The Lord Advocate appeared before the Scottish Parliament on February 24, 2021 to answer questions on the redaction of Alex Salmond’s evidence to the Holyrood inquiry. This is the text of my Scottish Daily Mail sketch of proceedings.
James Wolffe QC cuts a bashful, owlish figure, more suited to an academic symposium than the Holyrood bear pit. The Lord Advocate had been summoned to answer an urgent question by Jackie Baillie, an increasingly frustrated member of the Salmond inquiry.
Following Tuesday’s debacle, in which the Scottish Parliament redacted Alex Salmond’s written evidence at the behest of the Crown Office, Baillie wanted to know whether Wolffe had been ‘consulted’ about the action.
Up came this slight, bespectacled character to reply: ‘No, I was not.
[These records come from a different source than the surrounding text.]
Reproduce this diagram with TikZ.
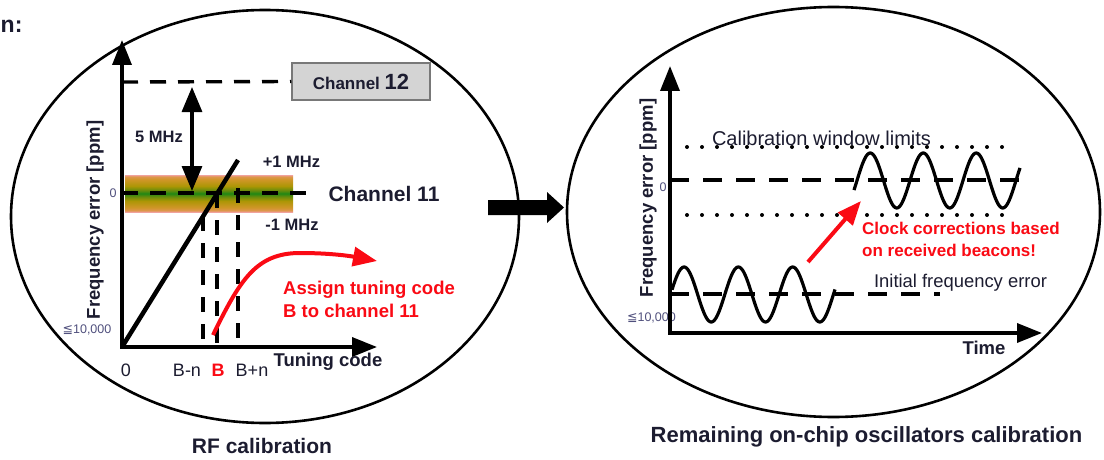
\documentclass[tikz,border=0pt]{standalone}
\usepackage{fontspec}
\setmainfont{Liberation Sans}
\newfontfamily\dejavu{DejaVu Sans}
\usetikzlibrary{arrows.meta}
\definecolor{txt}{RGB}{28,28,48}
\definecolor{redc}{RGB}{250,10,20}
\definecolor{smallc}{RGB}{80,80,125}
\definecolor{bandpink}{RGB}{240,162,158}
\definecolor{bandtan}{RGB}{222,150,80}
\definecolor{bandorange}{RGB}{208,150,40}
\definecolor{bandolive}{RGB}{172,150,5}
\definecolor{bandmid}{RGB}{100,140,12}
\definecolor{bandgreen}{RGB}{32,135,20}
\definecolor{boxfill}{RGB}{212,212,212}
\definecolor{boxdraw}{RGB}{120,120,120}
\pgfdeclareverticalshading{bandshade}{100bp}{color(0bp)=(bandpink); color(25bp)=(bandpink); color(27bp)=(bandtan); color(31bp)=(bandorange); color(40bp)=(bandolive); color(46bp)=(bandmid); color(50bp)=(bandgreen); color(54bp)=(bandmid); color(60bp)=(bandolive); color(69bp)=(bandorange); color(73bp)=(bandtan); color(75bp)=(bandpink); color(100bp)=(bandpink)}
\tikzset{
  axisline/.style={line width=3.5pt,-{Triangle[length=25pt,width=19pt]}},
  dashline/.style={line width=3.4pt,dash pattern=on 16pt off 12pt},
  dashlineb/.style={line width=3.4pt,dash pattern=on 19pt off 14pt},
  vdash/.style={line width=3.4pt,dash pattern=on 15pt off 12pt},
  dotline/.style={line width=4pt,line cap=round,dash pattern=on 0pt off 15pt},
  wave/.style={line width=3.2pt,line join=round},
  ell/.style={line width=2.6pt},
  redarrow/.style={redc,line width=4pt,-{Triangle[length=24pt,width=19pt]}},
  boldlbl/.style={text=txt,inner sep=0pt,font=\bfseries\fontsize{#1}{#1}\selectfont},
  reglbl/.style={text=txt,inner sep=0pt,font=\fontsize{#1}{#1}\selectfont},
  smalllbl/.style={text=smallc,inner sep=0pt,font=\fontsize{12.5}{13}\selectfont},
}
\begin{document}
\begin{tikzpicture}[x=1pt,y=-1pt]
\useasboundingbox (0,0) rectangle (1104,460);

% ---------- title fragment
\node[boldlbl=23,anchor=west] (frag) at (0.5,26) {n:};

% ---------- left panel
\draw[ell] (265,216.5) ellipse [x radius=254, y radius=206.5];

% band
\shade[shading=bandshade] (125,175) rectangle (293,212);

\coordinate (O1) at (122,347);
\coordinate (Y1) at (122,40);
\coordinate (X1) at (377,347);
\coordinate (D1) at (238,160);

% channel 12
\node[draw=boxdraw,fill=boxfill,line width=1.5pt,minimum width=138pt,minimum height=37pt,inner sep=0pt] (ch12) at (361,81.5)
  {\textcolor{txt}{\bfseries\fontsize{17}{17}\selectfont Channel \fontsize{22}{22}\selectfont 12}};
\coordinate (c12s) at (122,82);
\draw[dashline] (c12s) -- (ch12.west);

% channel 11 line
\coordinate (c11s) at (122,193);
\coordinate (c11e) at (313,193);
\draw[dashline] (c11s) -- (c11e);
\node[boldlbl=21] (ch11) at (384,194) {Channel 11};

% vertical dashed lines
\coordinate (bn1) at (203,216);
\coordinate (bn0) at (203,347);
\coordinate (b1) at (217,193);
\coordinate (b0) at (217,347);
\coordinate (bp1) at (238,188);
\coordinate (bp0) at (238,347);
\draw[vdash] (bn1) -- (bn0);
\draw[vdash] (b1) -- (b0);
\draw[vdash] (bp1) -- (bp0);

% diagonal
\draw[line width=4.5pt] (O1) -- (D1);

% axes
\draw[axisline] ([yshift=-1.75pt]O1) -- (Y1);
\draw[axisline] ([xshift=-1.75pt]O1) -- (X1);

% 5 MHz double arrow
\coordinate (da1) at (192,87);
\coordinate (da2) at (192,191);
\draw[line width=3.2pt,{Triangle[length=25pt,width=20pt]}-{Triangle[length=25pt,width=20pt]}] (da1) -- (da2);
\node[boldlbl=16.5] (fivemhz) at (159,137) {5 MHz};
\node[boldlbl=16.5] (p1) at (291.5,162) {+1 MHz};
\node[boldlbl=16.5] (m1) at (292,225) {-1 MHz};

% small labels
\node[smalllbl] (zero1) at (113,193) {0};
\node[smalllbl] (minl) at (87,330) {{\dejavu ≦}10,000};
\node[boldlbl=18.5,rotate=90] (ylab1) at (95,220) {Frequency error [ppm]};

% tick labels
\node[reglbl=18] (t0) at (126,370) {0};
\node[reglbl=18] (tbn) at (187,370) {B-n};
\node[text=redc,inner sep=0pt,font=\bfseries\fontsize{18}{18}\selectfont] (tb) at (218,370) {B};
\node[reglbl=18] (tbp) at (252,370) {B+n};
\node[boldlbl=18.5] (tuning) at (328,362) {Tuning code};

% red curve
\coordinate (rc0) at (213,335);
\coordinate (rc1) at (300,253);
\coordinate (rc2) at (377,261);
\draw[redarrow] (rc0) .. controls (240,280) and (256,253) .. (rc1) .. controls (330,253) and (350,256) .. (rc2);
\node[text=redc,inner sep=0pt,anchor=west,align=left,font=\bfseries\fontsize{18.5}{23}\selectfont] (assign) at (283,299.5) {Assign tuning code\\B to channel 11};

\node[boldlbl=21] (rfcal) at (262,446) {RF calibration};

% ---------- central block arrow
\fill (488,200) -- (547,200) -- (547,192) -- (564,207.5) -- (547,223) -- (547,215) -- (488,215) -- cycle;

% ---------- right panel
\draw[ell] (833.5,212) ellipse [x radius=266.5, y radius=205];

\coordinate (O2) at (670,333);
\coordinate (Y2) at (670,66);
\coordinate (X2) at (1042,333);

% dotted limits
\coordinate (ut0) at (687,147);
\coordinate (ut1) at (1008,147);
\coordinate (lt0) at (687,215);
\coordinate (lt1) at (1008,215);
\draw[dotline] (ut0) -- (ut1);
\draw[dotline] (lt0) -- (lt1);

% zero dashed line
\coordinate (z0) at (670,180);
\coordinate (z1) at (1028,180);
\draw[dashlineb] (z0) -- (z1);
% initial error dashed line
\coordinate (i0) at (670,294);
\coordinate (i1) at (940,294);
\draw[dashlineb] (i0) -- (i1);

% waves
\draw[wave] plot[domain=854:1020,samples=160] (\x,{180.5-27.5*sin((\x-857)*6.79245)});
\draw[wave] plot[domain=672:835,samples=160] (\x,{294.5-27.5*sin((\x-670.5)*6.62983)});

% small labels
\node[smalllbl] (zero2) at (663,187) {0};
\node[smalllbl,anchor=east] (minr) at (676,318) {{\dejavu ≦}10,000};

% axes
\draw[axisline] ([yshift=-1.75pt]O2) -- (Y2);
\draw[axisline] ([xshift=-1.75pt]O2) -- (X2);

\node[boldlbl=18.5,rotate=90] (ylab2) at (648,198) {Frequency error [ppm]};
\node[reglbl=20] (calwin) at (821.5,138) {Calibration window limits};
\node[reglbl=18.4] (initerr) at (960.5,283) {Initial frequency error};
\node[boldlbl=18.5] (time) at (984,348) {Time};

% red arrow and text
\coordinate (ra0) at (808,262);
\coordinate (ra1) at (861,201);
\draw[redarrow] (ra0) -- (ra1);
\node[text=redc,inner sep=0pt,anchor=west,align=left,font=\bfseries\fontsize{17}{22}\selectfont] (clock) at (862,239) {Clock corrections based\\on received beacons!};

\node[boldlbl=22] (remcal) at (866.5,437) {Remaining on-chip oscillators calibration};
\end{tikzpicture}
\end{document}
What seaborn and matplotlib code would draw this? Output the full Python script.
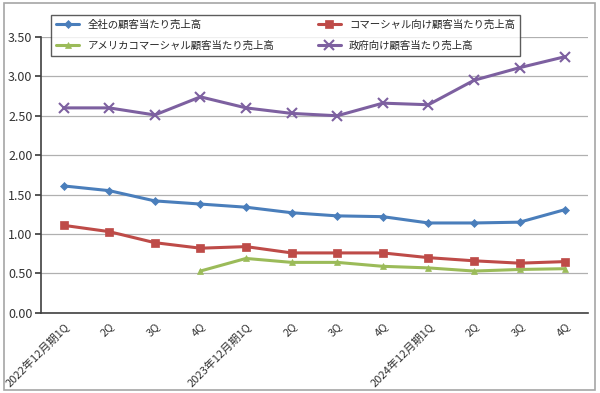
import numpy as np
import pandas as pd
import matplotlib
matplotlib.use("Agg")
import matplotlib.pyplot as plt
import seaborn as sns
from matplotlib.patches import Rectangle

# quarter labels on the x axis
quarters = ["2022年12月期1Q", "2Q", "3Q", "4Q",
            "2023年12月期1Q", "2Q", "3Q", "4Q",
            "2024年12月期1Q", "2Q", "3Q", "4Q"]

# revenue per customer
total_vals = [1.61, 1.55, 1.42, 1.38, 1.34, 1.27, 1.23, 1.22, 1.14, 1.14, 1.15, 1.31]
commercial_vals = [1.11, 1.03, 0.89, 0.82, 0.84, 0.76, 0.76, 0.76, 0.70, 0.66, 0.63, 0.65]
us_commercial_vals = [np.nan, np.nan, np.nan, 0.53, 0.69, 0.64, 0.64, 0.59, 0.57, 0.53, 0.55, 0.56]
government_vals = [2.60, 2.60, 2.51, 2.74, 2.60, 2.53, 2.50, 2.66, 2.64, 2.95, 3.11, 3.25]

series_names = ["全社の顧客当たり売上高", "アメリカコマーシャル顧客当たり売上高",
                "コマーシャル向け顧客当たり売上高", "政府向け顧客当たり売上高"]
series_vals = [total_vals, us_commercial_vals, commercial_vals, government_vals]
colors = ["#4A7EBB", "#9BBB59", "#BE4B48", "#7D60A0"]
markers = ["D", "^", "s", "x"]
msizes = [4, 5, 6, 7]

sns.set_theme(style="white")
plt.rcParams["font.family"] = ["Noto Sans CJK JP", "DejaVu Sans"]

fig = plt.figure(figsize=(6, 3.93), dpi=100)
ax = fig.add_axes([0.068, 0.204, 0.912, 0.702])

x = np.arange(len(quarters))
for name, vals, c, m, ms in zip(series_names, series_vals, colors, markers, msizes):
    df = pd.DataFrame({"x": x, "y": vals}).dropna()
    sns.lineplot(data=df, x="x", y="y", ax=ax, color=c, linewidth=2.2,
                 marker=m, markersize=ms, markeredgecolor=c,
                 markeredgewidth=1.5 if m == "x" else 0.5, label=name)

ax.set_xlim(-0.5, len(quarters) - 0.5)
ax.set_ylim(0, 3.5)
ax.set_yticks(np.arange(0, 3.51, 0.5))
ax.set_yticklabels([f"{v:.2f}" for v in np.arange(0, 3.51, 0.5)], fontsize=9, color="#333333")
ax.yaxis.grid(True, color="#b0b0b0", linewidth=0.9)
ax.set_axisbelow(True)

ax.set_xticks(x)
ax.set_xticklabels(quarters, rotation=45, ha="right", rotation_mode="anchor",
                   fontsize=8, color="#333333")
ax.set_xticks(np.arange(-0.5, len(quarters), 1), minor=True)
ax.tick_params(axis="x", which="major", length=0, pad=6)
ax.tick_params(axis="x", which="minor", length=4, color="#404040", direction="out")
ax.tick_params(axis="y", length=4, color="#404040", direction="out", left=True, pad=2)
ax.set_xlabel("")
ax.set_ylabel("")

for side in ["top", "right"]:
    ax.spines[side].set_visible(False)
for side in ["left", "bottom"]:
    ax.spines[side].set_color("#404040")
    ax.spines[side].set_linewidth(1.2)

leg = ax.legend(ncol=2, loc="upper left", bbox_to_anchor=(0.009, 1.10),
                frameon=True, fancybox=False, fontsize=7.5, handlelength=2.2,
                columnspacing=4.2, borderpad=0.5, labelspacing=1.0)
leg.get_frame().set_edgecolor("#333333")
leg.get_frame().set_linewidth(1.0)
leg.set_zorder(5)

# outer border of the chart area
fig.patches.append(Rectangle((0.006, 0.008), 0.985, 0.985, transform=fig.transFigure,
                             fill=False, edgecolor="#a6a6a6", linewidth=1.2))

fig.savefig("out.png", dpi=100)
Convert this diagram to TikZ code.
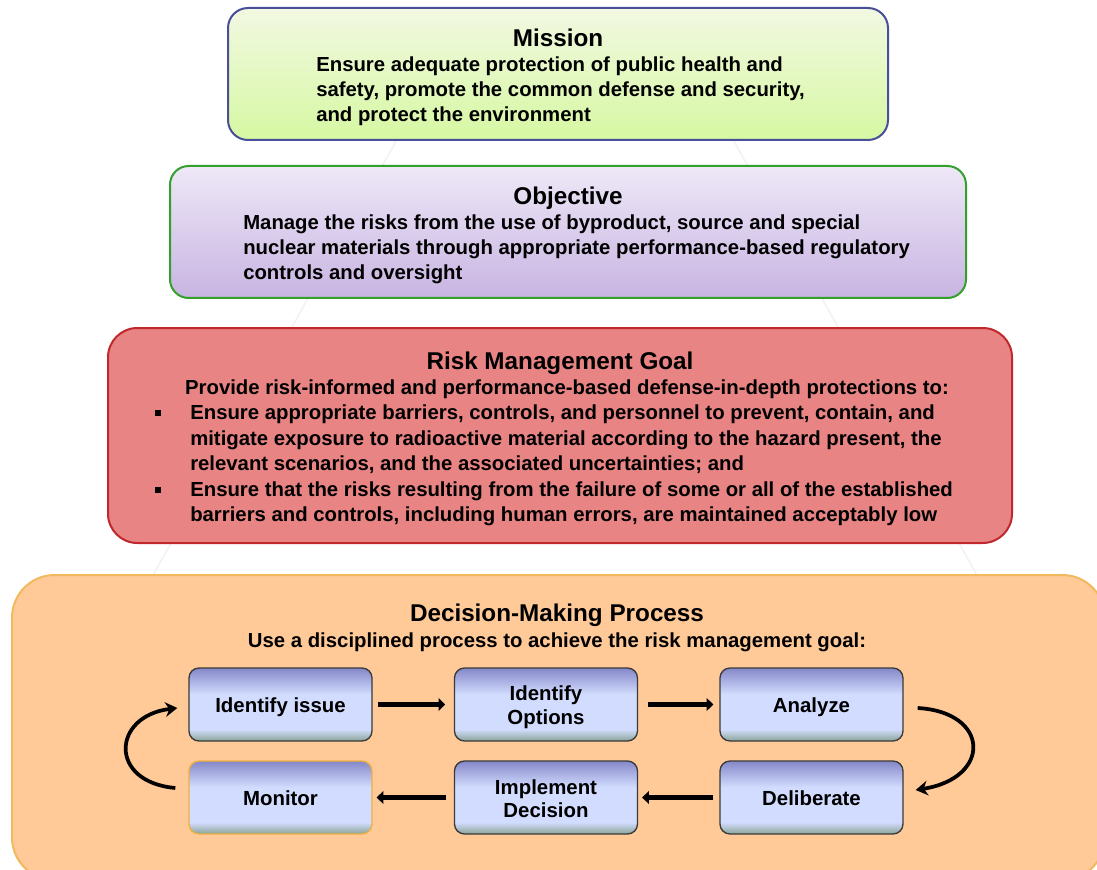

The decisions in relation to this matter were made by senior professional prosecutors acting independently, as they always do, and without reference to the law officers.’
He is that peculiarly Scottish brand of posh — Dumfriesshire posh — but spoke in the familiar cadences of establishment Edinburgh. His vowels seemed to rise and thumb their lapels before announcing themselves and his ‘S’s whistled in sibilant defiance of a tongue that regularly darted forth to moisten his lips.
‘Can I take the opportunity to add this: Scotland’s public prosecutors take difficult decisions which some may find unpopular. They take those decisions objectively, professionally and in the public interest, and they act independently of any other person.’
His tone was curling sour, a streak of defensiveness creeping in.
Of course, defensiveness will do you no good with Jackie Baillie. She could get the Dalai Lama to confess to being Jack the Ripper with three questions and a supplementary.
Baillie accepted that Wolffe had not been consulted but ‘was he aware of what was going on?’ Moreover, ‘did the Crown Office receive any submissions from any third party’ before writing to the parliament? And, she pressed, ‘did this even go across your desk before it had been issued?’
‘I received a copy of the letter for my information after it had been issued,’ he replied crisply, and sat back down.
The terse response didn’t cut muster with Baillie.
‘I note the Lord Advocate didn’t answer any of my previous questions, and I’m sure he might want to take the opportunity in answer to my next question to go back and cover the stuff he didn’t answer before.’
Her voice was cheery, her meaning deadly clear: don’t get lawyerly with me, mate.
She reminded him that, when the matter was before the High Court, the Crown Office objected to just one paragraph of Salmond’s evidence. What had changed?
‘I’m not going to get into the substance of the issues here, not least because in doing so there would be a risk myself in breaching the court order,’ he told her. Lawyerly it was going to be.
‘Fundamentally,’ he continued, ‘what’s at issue here is an order by the High Court, handed down to protect the anonymity of complainers. The Crown’s sole interest in this matter is to secure respect for that court order.’
That Baillie was not satisfied with this response was evident from a press release she promptly fired off: ‘It is simply unacceptable that the Lord Advocate refused to answer the questions put to him with any detail.’
Wolffe’s performance was halting and unlikely to have convinced anyone troubled by the Crown Office’s intervention.
Thankfully, though, the SNP’s undeterrable Tom Arthur was on hand. After five years at Holyrood, ministerial office continues to elude him with a consistency that suggests determination. However, he offered himself in the role of amicus advocatus — Lord Advocate hauners.
He lamented ‘misinformation being spread’ about the office, recounted its origins prior to the Union of Crowns, and invited Wolffe to agree that previous Lord Advocates had been members of the Scottish cabinet.
‘I’m not entirely sure it’s quite following the urgent question today,’ the presiding officer demurred, ‘but I will allow the Lord Advocate to make a brief response to that history lesson from Mr Arthur.’
Ken Macintosh turns savage. Truly, it was an unprecedented day.